We've always known that power corrupts and absolute power corrupts absolutely. Machiavelli, Hitler and George Bush II are good examples, for different reasons.

So why do we give the financial industry the same types of unregulated power we used to grant to kings and lords?

In a kingdom, peasants payed a fee to the king, not a tax, but rent to use the land for business. In banking, you pay banking fees for the right to keep your money in a safe institution.

It's easy to see how the first situation seems mob-like and unfair, if I'm contributing to a kingdom's success, why should I pay additional fees?

But with banks, conceiving of our money as property might help us see that it's the same thing.

A bank is allowed to use your money to lend out to other consumers or businesses. They make money on the deal but take a far-bigger percentage than you see in interest. Also, the aforementioned fees can be used to invest in things like stocks and bonds, money which is used to strengthen the kingdom. Strength gained on the back of your hard work, of which you share no benefit.

The deregulation of banks made this worse.

One thing that has always existed at banks is the greed and non-compassion associated with turning a customer's money into more money, while shutting them out of the benefits. The lack of humanity in dishing out lucrative housing loans to those who couldn't pay them resulted in a full blown crisis in 2008.

But the bankers continue receiving bonuses that make a doctor or lawyer's salary look dismal, not to mention a working mother of two who is by necessity, forced to bank at her local branch. When I worked in special education it would break my heart to see teachers paying for school supplies out of there own pockets.

Have you ever tried to get on a lease without a bank, or put gas in your tank at midnight when there is no attendant?

We need banks. We don't need to choose the ones who put us on with shiny blue storefronts and "low fees". We need to find a way to inject some compassion into our capitalism.

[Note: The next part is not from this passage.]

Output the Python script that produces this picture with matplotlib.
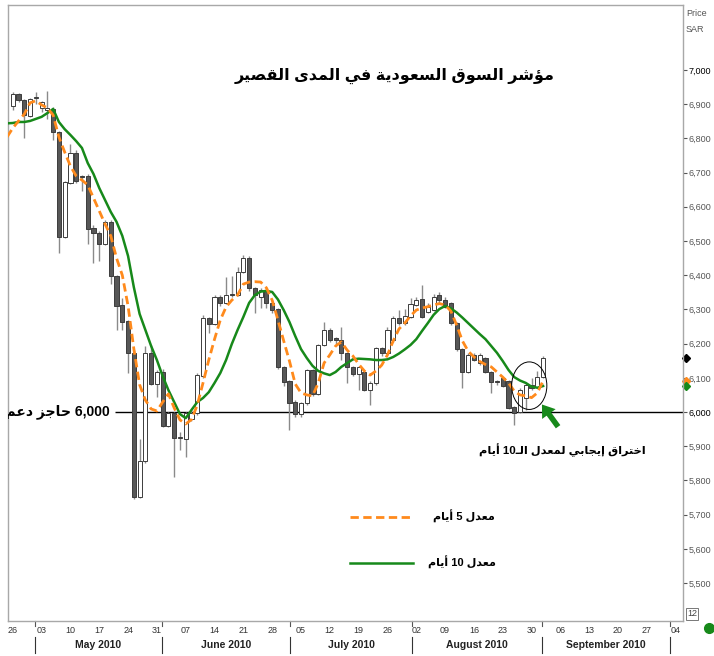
import re
import matplotlib
matplotlib.use("Agg")
import matplotlib.pyplot as plt
from matplotlib.patches import Ellipse
from matplotlib.transforms import blended_transform_factory

# daily candles of the Saudi index, one per trading day from 26 Apr 2010
opens = [6896, 6929, 6912, 6866, 6918, 6888, 6884, 6885, 6820, 6513,
         6670, 6758, 6688, 6690, 6538, 6524, 6490, 6556, 6398, 6313,
         6266, 6172, 5752, 5857, 6172, 6082, 6118, 5960, 5996, 5923,
         5920, 5981, 5996, 6105, 6274, 6257, 6335, 6318, 6345, 6342,
         6410, 6449, 6362, 6337, 6357, 6318, 6300, 6132, 6091, 6030,
         5994, 6025, 6123, 6053, 6196, 6240, 6214, 6212, 6172, 6131,
         6111, 6117, 6064, 6086, 6186, 6172, 6210, 6274, 6259, 6279,
         6313, 6330, 6293, 6298, 6342, 6327, 6318, 6259, 6184, 6118,
         6167, 6142, 6157, 6118, 6091, 6098, 6090, 6016, 6001, 6040,
         6079, 6074, 6103]
highs = [6935, 6932, 6915, 6918, 6935, 6910, 6939, 6892, 6822, 6676,
         6783, 6765, 6692, 6695, 6547, 6530, 6560, 6560, 6400, 6333,
         6270, 6180, 5921, 6193, 6196, 6123, 6125, 6000, 6000, 5942,
         6000, 6005, 6115, 6284, 6279, 6342, 6342, 6394, 6397, 6425,
         6459, 6455, 6365, 6362, 6360, 6322, 6305, 6135, 6095, 6035,
         6030, 6126, 6126, 6200, 6264, 6245, 6218, 6249, 6175, 6135,
         6135, 6120, 6090, 6190, 6190, 6248, 6280, 6298, 6300, 6332,
         6335, 6371, 6318, 6345, 6350, 6335, 6322, 6262, 6186, 6172,
         6172, 6172, 6162, 6120, 6095, 6103, 6095, 6018, 6070, 6085,
         6100, 6120, 6165]
lows = [6883, 6905, 6802, 6863, 6900, 6878, 6858, 6795, 6465, 6510,
        6667, 6670, 6645, 6490, 6436, 6441, 6487, 6374, 6240, 6240,
        6113, 5746, 5748, 5850, 6078, 6045, 5955, 5955, 5811, 5889,
        5869, 5975, 5990, 6100, 6231, 6255, 6310, 6315, 6335, 6338,
        6405, 6355, 6290, 6304, 6303, 6290, 6125, 6076, 5947, 5986,
        5986, 6020, 6048, 6050, 6192, 6205, 6200, 6152, 6084, 6105,
        6064, 6060, 6020, 6080, 6165, 6168, 6205, 6255, 6255, 6275,
        6310, 6275, 6290, 6295, 6320, 6305, 6255, 6178, 6069, 6115,
        6148, 6138, 6115, 6055, 6080, 6072, 6008, 5962, 5998, 6005,
        6064, 6070, 6100]
closes = [6929, 6912, 6868, 6915, 6922, 6907, 6888, 6820, 6513, 6673,
          6757, 6675, 6686, 6535, 6523, 6490, 6556, 6398, 6310, 6264,
          6172, 5752, 5857, 6172, 6082, 6118, 5960, 5996, 5923, 5925,
          5996, 5996, 6108, 6274, 6257, 6335, 6318, 6342, 6342, 6410,
          6449, 6362, 6342, 6357, 6318, 6298, 6131, 6089, 6025, 5994,
          6025, 6123, 6053, 6196, 6240, 6212, 6212, 6172, 6131, 6111,
          6131, 6064, 6086, 6186, 6172, 6240, 6274, 6261, 6281, 6316,
          6327, 6279, 6307, 6337, 6327, 6308, 6259, 6184, 6118, 6167,
          6152, 6167, 6118, 6089, 6089, 6077, 6012, 5996, 6064, 6079,
          6069, 6103, 6157]

# moving averages as drawn, starting one day before the first candle
ma5 = [6804, 6830, 6851, 6871, 6904, 6910, 6898, 6889, 6868, 6804,
       6760, 6719, 6690, 6678, 6664, 6626, 6588, 6550, 6515, 6450,
       6400, 6310, 6185, 6080, 6035, 6009, 6003, 6029, 6053, 6012,
       5977, 5965, 5978, 6020, 6085, 6152, 6213, 6269, 6307, 6327,
       6342, 6374, 6380, 6381, 6380, 6363, 6327, 6269, 6208, 6149,
       6082, 6056, 6050, 6047, 6085, 6143, 6167, 6193, 6205, 6181,
       6164, 6140, 6120, 6108, 6120, 6137, 6167, 6208, 6243, 6260,
       6281, 6298, 6304, 6308, 6313, 6317, 6313, 6295, 6254, 6208,
       6178, 6161, 6148, 6139, 6132, 6117, 6102, 6085, 6061, 6050,
       6047, 6042, 6056, 6091]
ma10 = [6844, 6845, 6848, 6848, 6851, 6857, 6863, 6874, 6886, 6848,
        6827, 6810, 6792, 6772, 6728, 6696, 6655, 6620, 6585, 6556,
        6515, 6456, 6365, 6287, 6240, 6193, 6152, 6105, 6064, 6029,
        5994, 5982, 6006, 6029, 6041, 6058, 6085, 6114, 6152, 6199,
        6240, 6278, 6319, 6342, 6352, 6354, 6351, 6329, 6298, 6263,
        6222, 6184, 6158, 6135, 6120, 6113, 6108, 6117, 6132, 6143,
        6154, 6156, 6155, 6154, 6152, 6152, 6154, 6161, 6171, 6183,
        6196, 6213, 6237, 6260, 6284, 6301, 6310, 6303, 6291, 6276,
        6260, 6244, 6228, 6213, 6193, 6173, 6149, 6123, 6102, 6092,
        6085, 6074, 6071, 6076]

week_labels = ['26', '03', '10', '17', '24', '31', '07', '14', '21', '28', '05', '12',
               '19', '26', '02', '09', '16', '23', '30', '06', '13', '20', '27', '04']
months = ['May 2010', 'June 2010', 'July 2010', 'August 2010', 'September 2010']
month_edges = [3.9, 25.8, 48.1, 69.3, 91.8, 114.0]
price_ticks = list(range(5500, 7001, 100))
support = 6000

title = 'مؤشر السوق السعودية في المدى القصير'
support_text = '6,000 حاجز دعم نفسي'
note_text = 'اختراق إيجابي لمعدل الـ10 أيام'
label_ma5 = 'معدل 5 أيام'
label_ma10 = 'معدل 10 أيام'

# matplotlib does no arabic shaping, so pick the joined glyph forms by hand
AR = {
    '\u0623': ('\uFE83', '\uFE84', None, None),
    '\u0624': ('\uFE85', '\uFE86', None, None),
    '\u0625': ('\uFE87', '\uFE88', None, None),
    '\u0627': ('\uFE8D', '\uFE8E', None, None),
    '\u0628': ('\uFE8F', '\uFE90', '\uFE91', '\uFE92'),
    '\u0629': ('\uFE93', '\uFE94', None, None),
    '\u062A': ('\uFE95', '\uFE96', '\uFE97', '\uFE98'),
    '\u062C': ('\uFE9D', '\uFE9E', '\uFE9F', '\uFEA0'),
    '\u062D': ('\uFEA1', '\uFEA2', '\uFEA3', '\uFEA4'),
    '\u062E': ('\uFEA5', '\uFEA6', '\uFEA7', '\uFEA8'),
    '\u062F': ('\uFEA9', '\uFEAA', None, None),
    '\u0631': ('\uFEAD', '\uFEAE', None, None),
    '\u0632': ('\uFEAF', '\uFEB0', None, None),
    '\u0633': ('\uFEB1', '\uFEB2', '\uFEB3', '\uFEB4'),
    '\u0634': ('\uFEB5', '\uFEB6', '\uFEB7', '\uFEB8'),
    '\u0635': ('\uFEB9', '\uFEBA', '\uFEBB', '\uFEBC'),
    '\u0637': ('\uFEC1', '\uFEC2', '\uFEC3', '\uFEC4'),
    '\u0639': ('\uFEC9', '\uFECA', '\uFECB', '\uFECC'),
    '\u0641': ('\uFED1', '\uFED2', '\uFED3', '\uFED4'),
    '\u0642': ('\uFED5', '\uFED6', '\uFED7', '\uFED8'),
    '\u0644': ('\uFEDD', '\uFEDE', '\uFEDF', '\uFEE0'),
    '\u0645': ('\uFEE1', '\uFEE2', '\uFEE3', '\uFEE4'),
    '\u0646': ('\uFEE5', '\uFEE6', '\uFEE7', '\uFEE8'),
    '\u0648': ('\uFEED', '\uFEEE', None, None),
    '\u0649': ('\uFEEF', '\uFEF0', None, None),
    '\u064A': ('\uFEF1', '\uFEF2', '\uFEF3', '\uFEF4'),
    '\u0640': ('\u0640', '\u0640', '\u0640', '\u0640'),
}


def ar(text):
    out = []
    for k, ch in enumerate(text):
        f = AR.get(ch)
        if f is None:
            out.append(ch)
            continue
        prev = AR.get(text[k - 1]) if k > 0 else None
        nxt = AR.get(text[k + 1]) if k + 1 < len(text) else None
        jp = prev is not None and prev[2] is not None and f[1] is not None
        jn = f[2] is not None and nxt is not None and nxt[1] is not None
        if jp and jn:
            out.append(f[3])
        elif jp:
            out.append(f[1])
        elif jn:
            out.append(f[2])
        else:
            out.append(f[0])
    vis = ''.join(out)[::-1]
    return re.sub(r'[0-9A-Za-z.,]+', lambda m: m.group(0)[::-1], vis)


NARROW = ['Liberation Sans Narrow', 'Liberation Sans', 'DejaVu Sans']
BOLD = ['Liberation Sans', 'DejaVu Sans']
ORANGE = '#ff8a1c'
GREEN = '#17891a'

fig = plt.figure(figsize=(7.14, 6.56), dpi=100)
ax = fig.add_axes([8 / 714, 35 / 656, 675 / 714, 616 / 656])

x = list(range(len(closes)))
ax.vlines(x, lows, highs, color='#8a8a8a', lw=1, zorder=2)
bottoms = [min(o, c) for o, c in zip(opens, closes)]
heights = [max(abs(c - o), 3) for o, c in zip(opens, closes)]
fills = ['white' if c >= o else '#575757' for o, c in zip(opens, closes)]
ax.bar(x, heights, bottom=bottoms, width=0.72, color=fills,
       edgecolor='#3c3c3c', linewidth=0.7, zorder=3)

ma_x = list(range(-1, len(closes)))
ax.plot(ma_x, ma10, color=GREEN, lw=1.8, zorder=4)
ax.plot(ma_x, ma5, color=ORANGE, lw=2, dashes=(3, 1.6), zorder=5)

ax.hlines(support, 17.7, 117, color='black', lw=1, zorder=1)
ax.text(0.1511, support, ar(support_text), transform=blended_transform_factory(ax.transAxes, ax.transData),
        ha='right', va='center', fontsize=10, fontweight='bold', family=BOLD, clip_on=True)

ax.add_patch(Ellipse((89.6, 6077), 6.1, 139, fill=False, ec='black', lw=0.7, zorder=6))
ax.annotate('', xy=(91.8, 6022), xytext=(94.6, 5957),
            arrowprops=dict(arrowstyle='simple,head_length=0.85,head_width=1.2,tail_width=0.4',
                            color=GREEN, lw=0, shrinkA=0, shrinkB=0), zorder=7)

ax.text(0.5733, 0.8847, ar(title), transform=ax.transAxes, ha='center', va='center',
        fontsize=11.5, fontweight='bold', family=BOLD)
ax.text(0.8207, 0.2776, ar(note_text), transform=ax.transAxes, ha='center', va='center',
        fontsize=8.2, fontweight='bold', family=BOLD)

# hand drawn legend
ax.plot([0.5067, 0.6], [0.1688, 0.1688], transform=ax.transAxes, color=ORANGE, lw=2, dashes=(3, 1.6))
ax.plot([0.5067, 0.6], [0.0942, 0.0942], transform=ax.transAxes, color=GREEN, lw=1.8)
ax.text(0.6756, 0.1705, ar(label_ma5), transform=ax.transAxes, ha='center', va='center',
        fontsize=8, fontweight='bold', family=BOLD)
ax.text(0.6726, 0.0958, ar(label_ma10), transform=ax.transAxes, ha='center', va='center',
        fontsize=8, fontweight='bold', family=BOLD)

ax.set_xlim(-0.83, 116.27)
ax.set_ylim(5389, 7190)

ax.yaxis.tick_right()
ax.set_yticks(price_ticks)
ax.set_yticklabels([f'{v:,}' for v in price_ticks])
ax.tick_params(axis='y', direction='out', length=3, width=0.8, color='#555555', pad=1,
               labelsize=6.5, labelcolor='#555555')
for lab, v in zip(ax.get_yticklabels(), price_ticks):
    lab.set_family(NARROW)
    if v % 1000 == 0:
        lab.set_color('black')

ax.set_xticks(range(0, 5 * len(week_labels), 5))
ax.set_xticklabels(week_labels)
ax.tick_params(axis='x', length=0, pad=3.5, labelsize=6.5, labelcolor='#333333')
for lab in ax.get_xticklabels():
    lab.set_family(NARROW)

for s in ax.spines.values():
    s.set_color('#a8a8a8')
    s.set_linewidth(1)

bt = blended_transform_factory(ax.transData, ax.transAxes)
for e in month_edges:
    ax.plot([e, e], [-0.026, -0.052], transform=bt, color='#333333', lw=0.8, clip_on=False)
    ax.plot([e, e], [0, -0.008], transform=bt, color='#555555', lw=0.8, clip_on=False)
for name, a, b in zip(months, month_edges[:-1], month_edges[1:]):
    ax.text((a + b) / 2, -0.039, name, transform=bt, ha='center', va='center',
            fontsize=7.5, fontweight='bold', family=NARROW, color='#222222')

# last values marked on the price scale
rt = blended_transform_factory(ax.transAxes, ax.transData)
ax.plot([1.0045], [closes[-1]], 'D', color='black', ms=4, transform=rt, clip_on=False)
ax.plot([1.0045], [ma5[-1]], 'D', color=ORANGE, ms=4, transform=rt, clip_on=False)
ax.plot([1.0045], [ma10[-1]], 'D', color=GREEN, ms=4, transform=rt, clip_on=False)

fig.text(686 / 714, 1 - 13 / 656, 'Price', fontsize=6.5, family=NARROW, color='#555555', va='center')
fig.text(686 / 714, 1 - 29 / 656, 'SAR', fontsize=6.5, family=NARROW, color='#555555', va='center')
fig.text(692 / 714, 1 - 614 / 656, '12', fontsize=6.5, family=NARROW, color='#444444',
         ha='center', va='center', bbox=dict(boxstyle='square,pad=0.15', fc='white', ec='#777777', lw=0.7))
ax.plot([709 / 714], [1 - 628 / 656], 'o', color=GREEN, ms=7, transform=fig.transFigure, clip_on=False)

fig.savefig('out.png', dpi=100, facecolor='white')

Or we're all done for. You. Me. The environment. All of it will suffer because we have given the power of billions of dollars to a handful of individuals. You think history would have taught us differently.


Monday, July 9

Solo Show

I've been in bands for about ten years now. I joined my first, One Too Short (named after my best friend, our vertically challenged drummer) shortly after learning how to make any noise on the guitar at all sometime around the 7th grade. I always had a penchant for performance, putting on plays and show in my parents living room, but this was a whole new, loud, sexually charged world of rock and roll that I've been enjoying ever since. Playing at Red Rocks and touring across this amazing country of ours have been the highlights of a career which I hope is just beginning.

More than a desire to perform, I've always had a desire to be successful. Inherited from my amazing father who worked all day into the night and was unbelievably committed to raising my punk-ass, I don't care if I'm selling rock candy or records, I want to be the best. It's a common trait and what makes us all tick, but music wasn't really set up to be a competitive venture. Sure bands and labels and agencies compete and that's healthy and pushes us forward, but as an inter-personal strategy, your best bet is to be cordial and non-annoying because no one likes a jerk but everyone remembers one...

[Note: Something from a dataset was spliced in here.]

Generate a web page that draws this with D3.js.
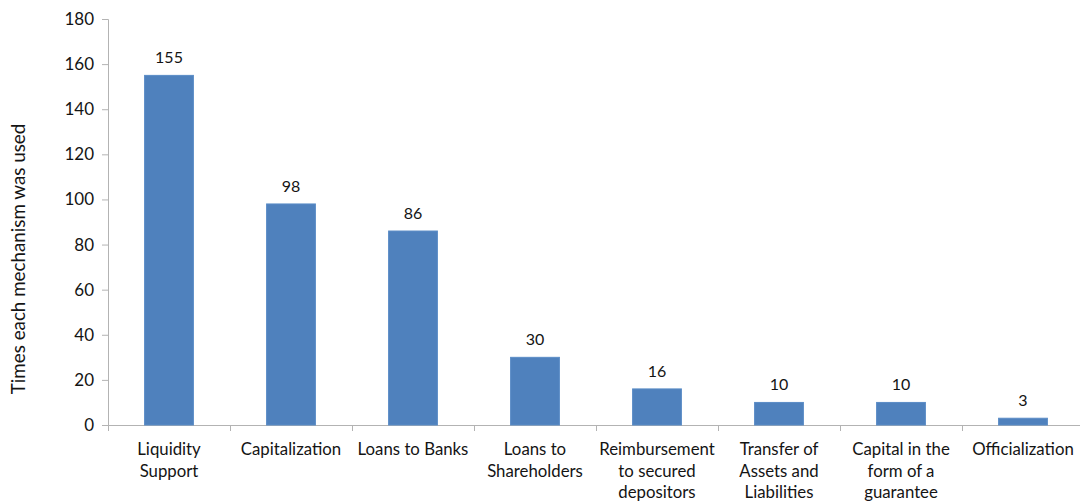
<!DOCTYPE html>
<html>
<head>
<meta charset="utf-8">
<script src="https://cdn.jsdelivr.net/npm/d3@7/dist/d3.min.js"></script>
<style>
  html, body { margin: 0; padding: 0; background: #fff; }
  svg text { font-family: Lato, "Open Sans", sans-serif; fill: #141414; }
</style>
</head>
<body>
<svg id="chart" width="1080" height="504"></svg>
<script>
// Mechanisms and how often each was used
const categories = [
  ["Liquidity", "Support"],
  ["Capitalization"],
  ["Loans to Banks"],
  ["Loans to", "Shareholders"],
  ["Reimbursement", "to secured", "depositors"],
  ["Transfer of", "Assets and", "Liabilities"],
  ["Capital in the", "form of a", "guarantee"],
  ["Officialization"]
];
const values = [155, 98, 86, 30, 16, 10, 10, 3];
const yTicks = [0, 20, 40, 60, 80, 100, 120, 140, 160, 180];
const yTitle = "Times each mechanism was used";

const svg = d3.select("#chart");
const plot = { left: 108, right: 1084, top: 19, bottom: 425 };
const axisColor = "#b3b3b3";

const keys = categories.map((c, i) => i);
const x = d3.scaleBand().domain(keys).range([plot.left, plot.right]).padding(0);
const y = d3.scaleLinear().domain([0, 180]).range([plot.bottom, plot.top]);
const barW = x.bandwidth() * 0.4;

// y axis
const yAxis = svg.append("g")
  .attr("transform", `translate(${plot.left},0)`)
  .call(d3.axisLeft(y).tickValues(yTicks).tickSize(6).tickPadding(8));
yAxis.select(".domain").attr("stroke", axisColor);
yAxis.selectAll(".tick line").attr("stroke", axisColor);
yAxis.selectAll(".tick text").style("font-size", "17px");

// x axis: baseline with ticks at category boundaries
svg.append("line")
  .attr("x1", plot.left).attr("x2", plot.right)
  .attr("y1", plot.bottom + 0.5).attr("y2", plot.bottom + 0.5)
  .attr("stroke", axisColor);
svg.append("g").selectAll("line")
  .data(keys.concat([keys.length]))
  .join("line")
  .attr("x1", d => Math.round(plot.left + d * x.step()) + 0.5)
  .attr("x2", d => Math.round(plot.left + d * x.step()) + 0.5)
  .attr("y1", plot.bottom).attr("y2", plot.bottom + 6)
  .attr("stroke", axisColor);

// bars
svg.append("g").selectAll("rect")
  .data(values)
  .join("rect")
  .attr("x", (d, i) => x(i) + (x.bandwidth() - barW) / 2)
  .attr("y", d => y(d))
  .attr("width", barW)
  .attr("height", d => y(0) - y(d))
  .attr("fill", "#4f81bd")
  .attr("stroke", "#5a8cc6")
  .attr("stroke-width", 1);

// value labels
svg.append("g").selectAll("text")
  .data(values)
  .join("text")
  .attr("x", (d, i) => x(i) + x.bandwidth() / 2)
  .attr("y", d => y(d) - 12)
  .attr("text-anchor", "middle")
  .style("font-size", "16px")
  .text(d => d);

// category labels
const cat = svg.append("g").selectAll("text")
  .data(categories)
  .join("text")
  .attr("x", (d, i) => x(i) + x.bandwidth() / 2)
  .attr("y", plot.bottom + 30)
  .attr("text-anchor", "middle")
  .style("font-size", "16.8px");
cat.selectAll("tspan")
  .data(d => d)
  .join("tspan")
  .attr("x", function () { return this.parentNode.getAttribute("x"); })
  .attr("dy", (d, i) => i === 0 ? 0 : 21.5)
  .text(d => d);

// y axis title
svg.append("text")
  .attr("transform", "translate(25,259) rotate(-90)")
  .attr("text-anchor", "middle")
  .style("font-size", "18.8px")
  .text(yTitle);
</script>
</body>
</html>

The game is about sustainability now, not who can be the biggest rock-star-jerk in the quickest amount of time. So in the name of sustainability and the Wu-Tang, I'm diversifying my bonds! If I think about my musical portfolio, Frogs Gone Fishin' is my bedrock, the project which has allowed me to establish a TON of network connections around the state and country. Diversification began when I was asked to join The Sessh and it's been nothing short of a blast learning my musical partner Cristian's music and chanking along as Roy raps and lays it down on the drums behind us. Before he joined Frogs, Jeff Jani was in the Big Motif when we started Ape Tit's current formation, Jeff on drums and production, myself on keys and guitar. I have Jeff to thank for much of my current production knowledge, he's a Jedi not only on the drums but in and around Ableton Live, the software we use for tracking and performance. We are certainly headed toward a synthesis of live performance and pre-production (DJ's for lack of a more encompassing term), and my need to do well in the music business, plus a requisite love of the studio (it's been my world, late at night when not touring) has culminated in the music I'm producing and performing now, completely on my own.

There's something intrinsically motivating when success or failure rests entirely on one pair of shoulders. Every snare hit, guitar loop or mixing trick I employ is my decision and a result of what I've absorbed from myriad sources: others producers, band mates and most importantly, my own ears over the years.

What's exciting about starting a new project these days is that the period most bands go through, of struggling to network, are largely over for me, at least in-state. I'll be releasing music at release parties in Breckenridge (320 south 7/18) and Vail (Samana 7/19) and opening for well-known Motet side project, JUNO WHAT, at Phibstock (7/27). The period that will never be over is the endless quest to not only share my music, but getting you to show up and shake your butt like you mean it.

Let's dance so hard our ancestors feel it.